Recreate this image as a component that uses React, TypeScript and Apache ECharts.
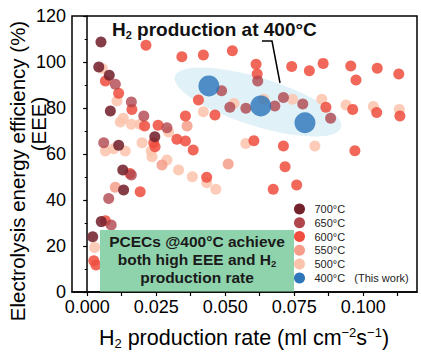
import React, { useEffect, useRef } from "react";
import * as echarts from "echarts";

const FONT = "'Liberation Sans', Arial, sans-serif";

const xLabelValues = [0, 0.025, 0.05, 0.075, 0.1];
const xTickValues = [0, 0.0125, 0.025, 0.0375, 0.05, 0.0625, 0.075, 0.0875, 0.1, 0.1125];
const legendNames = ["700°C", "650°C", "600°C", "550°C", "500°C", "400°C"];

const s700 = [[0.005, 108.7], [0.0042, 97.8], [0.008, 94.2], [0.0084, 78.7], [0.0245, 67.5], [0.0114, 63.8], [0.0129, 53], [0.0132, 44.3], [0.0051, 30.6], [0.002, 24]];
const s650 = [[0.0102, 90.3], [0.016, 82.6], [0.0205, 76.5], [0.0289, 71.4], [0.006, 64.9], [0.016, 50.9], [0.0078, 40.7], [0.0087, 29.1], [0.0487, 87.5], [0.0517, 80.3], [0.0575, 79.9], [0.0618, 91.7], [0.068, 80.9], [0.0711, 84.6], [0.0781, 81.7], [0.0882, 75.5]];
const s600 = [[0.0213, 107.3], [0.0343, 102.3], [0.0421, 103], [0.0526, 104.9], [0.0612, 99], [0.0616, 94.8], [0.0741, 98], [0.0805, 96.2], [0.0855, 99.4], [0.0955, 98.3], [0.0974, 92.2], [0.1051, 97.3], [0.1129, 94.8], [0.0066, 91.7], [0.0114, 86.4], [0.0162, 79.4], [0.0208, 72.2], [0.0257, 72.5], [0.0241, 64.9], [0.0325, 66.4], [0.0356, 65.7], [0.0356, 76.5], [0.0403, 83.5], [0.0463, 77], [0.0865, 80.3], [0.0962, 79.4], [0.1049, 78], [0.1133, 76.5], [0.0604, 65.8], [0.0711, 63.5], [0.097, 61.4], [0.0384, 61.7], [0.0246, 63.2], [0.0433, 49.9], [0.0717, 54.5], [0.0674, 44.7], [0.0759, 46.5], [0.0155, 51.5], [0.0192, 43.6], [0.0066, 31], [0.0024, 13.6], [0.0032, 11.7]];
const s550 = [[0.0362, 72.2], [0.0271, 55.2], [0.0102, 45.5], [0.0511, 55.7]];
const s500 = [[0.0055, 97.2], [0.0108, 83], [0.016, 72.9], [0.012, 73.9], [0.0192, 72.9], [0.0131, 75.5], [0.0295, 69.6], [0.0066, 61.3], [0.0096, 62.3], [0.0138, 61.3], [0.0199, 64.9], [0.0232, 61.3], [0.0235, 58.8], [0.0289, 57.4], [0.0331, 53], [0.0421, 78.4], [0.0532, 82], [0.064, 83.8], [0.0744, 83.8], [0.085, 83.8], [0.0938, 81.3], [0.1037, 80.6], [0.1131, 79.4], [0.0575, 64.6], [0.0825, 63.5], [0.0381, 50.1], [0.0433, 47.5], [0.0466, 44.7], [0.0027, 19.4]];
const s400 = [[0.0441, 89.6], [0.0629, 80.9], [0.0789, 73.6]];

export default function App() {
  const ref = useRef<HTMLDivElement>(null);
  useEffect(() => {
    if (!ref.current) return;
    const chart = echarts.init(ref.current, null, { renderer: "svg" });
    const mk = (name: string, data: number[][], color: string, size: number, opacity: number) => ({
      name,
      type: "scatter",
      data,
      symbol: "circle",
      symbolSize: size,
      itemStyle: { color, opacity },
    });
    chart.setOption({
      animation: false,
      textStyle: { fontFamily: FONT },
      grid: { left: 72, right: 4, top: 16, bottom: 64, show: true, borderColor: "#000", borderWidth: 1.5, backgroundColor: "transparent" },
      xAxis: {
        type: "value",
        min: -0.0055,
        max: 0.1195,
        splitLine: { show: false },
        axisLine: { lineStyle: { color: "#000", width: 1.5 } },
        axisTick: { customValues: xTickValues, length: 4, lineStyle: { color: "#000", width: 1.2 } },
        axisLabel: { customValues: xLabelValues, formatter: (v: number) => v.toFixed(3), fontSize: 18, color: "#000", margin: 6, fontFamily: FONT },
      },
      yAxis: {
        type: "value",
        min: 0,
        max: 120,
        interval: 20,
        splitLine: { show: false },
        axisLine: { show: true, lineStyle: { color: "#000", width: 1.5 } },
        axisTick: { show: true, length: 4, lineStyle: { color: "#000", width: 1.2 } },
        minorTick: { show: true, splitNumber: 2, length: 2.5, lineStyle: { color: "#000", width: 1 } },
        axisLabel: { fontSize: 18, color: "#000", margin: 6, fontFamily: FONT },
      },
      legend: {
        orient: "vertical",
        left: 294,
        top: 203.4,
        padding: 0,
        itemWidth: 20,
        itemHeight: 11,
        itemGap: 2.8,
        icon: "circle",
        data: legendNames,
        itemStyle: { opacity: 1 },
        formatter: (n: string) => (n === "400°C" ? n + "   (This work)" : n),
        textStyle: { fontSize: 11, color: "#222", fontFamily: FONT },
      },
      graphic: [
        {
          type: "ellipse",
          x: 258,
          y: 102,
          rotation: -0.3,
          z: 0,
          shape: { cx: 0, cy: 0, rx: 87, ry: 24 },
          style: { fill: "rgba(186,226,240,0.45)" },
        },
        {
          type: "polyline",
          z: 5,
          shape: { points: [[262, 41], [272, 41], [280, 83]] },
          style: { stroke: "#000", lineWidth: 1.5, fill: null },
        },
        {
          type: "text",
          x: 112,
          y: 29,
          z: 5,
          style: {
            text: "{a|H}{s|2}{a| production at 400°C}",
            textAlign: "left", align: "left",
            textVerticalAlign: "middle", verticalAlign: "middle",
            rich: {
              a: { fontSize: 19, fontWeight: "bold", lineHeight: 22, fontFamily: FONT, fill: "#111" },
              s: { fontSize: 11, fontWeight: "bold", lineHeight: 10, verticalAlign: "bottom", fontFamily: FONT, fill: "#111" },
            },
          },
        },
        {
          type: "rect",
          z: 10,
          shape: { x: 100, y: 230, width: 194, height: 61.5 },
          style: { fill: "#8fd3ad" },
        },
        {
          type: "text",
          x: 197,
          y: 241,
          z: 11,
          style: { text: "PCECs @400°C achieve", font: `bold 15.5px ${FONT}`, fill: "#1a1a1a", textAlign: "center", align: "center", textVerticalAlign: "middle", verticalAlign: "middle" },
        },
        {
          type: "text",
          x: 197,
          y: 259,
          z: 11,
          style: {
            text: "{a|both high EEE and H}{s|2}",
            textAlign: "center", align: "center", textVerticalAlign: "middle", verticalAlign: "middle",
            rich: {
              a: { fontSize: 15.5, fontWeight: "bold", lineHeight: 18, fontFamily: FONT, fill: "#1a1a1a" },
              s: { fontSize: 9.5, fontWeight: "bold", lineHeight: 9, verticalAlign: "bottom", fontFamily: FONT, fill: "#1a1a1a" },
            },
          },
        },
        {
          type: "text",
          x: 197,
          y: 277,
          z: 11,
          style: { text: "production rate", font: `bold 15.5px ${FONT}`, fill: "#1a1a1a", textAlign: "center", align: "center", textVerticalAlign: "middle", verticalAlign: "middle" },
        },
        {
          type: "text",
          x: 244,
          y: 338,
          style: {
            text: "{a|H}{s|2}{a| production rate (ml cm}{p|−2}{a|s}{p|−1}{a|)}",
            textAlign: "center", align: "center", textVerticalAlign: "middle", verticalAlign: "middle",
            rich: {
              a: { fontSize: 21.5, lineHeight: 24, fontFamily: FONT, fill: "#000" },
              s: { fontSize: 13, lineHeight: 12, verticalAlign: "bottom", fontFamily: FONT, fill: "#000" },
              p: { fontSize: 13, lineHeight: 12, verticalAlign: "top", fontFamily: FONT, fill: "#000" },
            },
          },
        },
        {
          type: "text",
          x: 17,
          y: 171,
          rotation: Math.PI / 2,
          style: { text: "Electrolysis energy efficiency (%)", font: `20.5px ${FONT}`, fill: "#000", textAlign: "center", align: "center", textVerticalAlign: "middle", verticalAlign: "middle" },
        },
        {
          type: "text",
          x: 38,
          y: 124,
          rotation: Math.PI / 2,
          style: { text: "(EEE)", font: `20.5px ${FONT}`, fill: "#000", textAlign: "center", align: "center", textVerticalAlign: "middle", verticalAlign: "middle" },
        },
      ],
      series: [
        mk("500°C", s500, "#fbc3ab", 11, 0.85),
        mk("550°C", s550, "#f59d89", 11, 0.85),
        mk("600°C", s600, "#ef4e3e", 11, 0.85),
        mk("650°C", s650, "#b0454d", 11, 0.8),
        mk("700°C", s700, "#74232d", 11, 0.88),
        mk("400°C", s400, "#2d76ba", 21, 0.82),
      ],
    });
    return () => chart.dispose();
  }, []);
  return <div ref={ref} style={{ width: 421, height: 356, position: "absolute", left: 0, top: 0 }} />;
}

# # #

- _Problem description_
Locate the lines above that contain "React" and copy them.

- _Solution to this problem_
Recreate this image as a component that uses React, TypeScript and Apache ECharts.
import React, { useEffect, useRef } from "react";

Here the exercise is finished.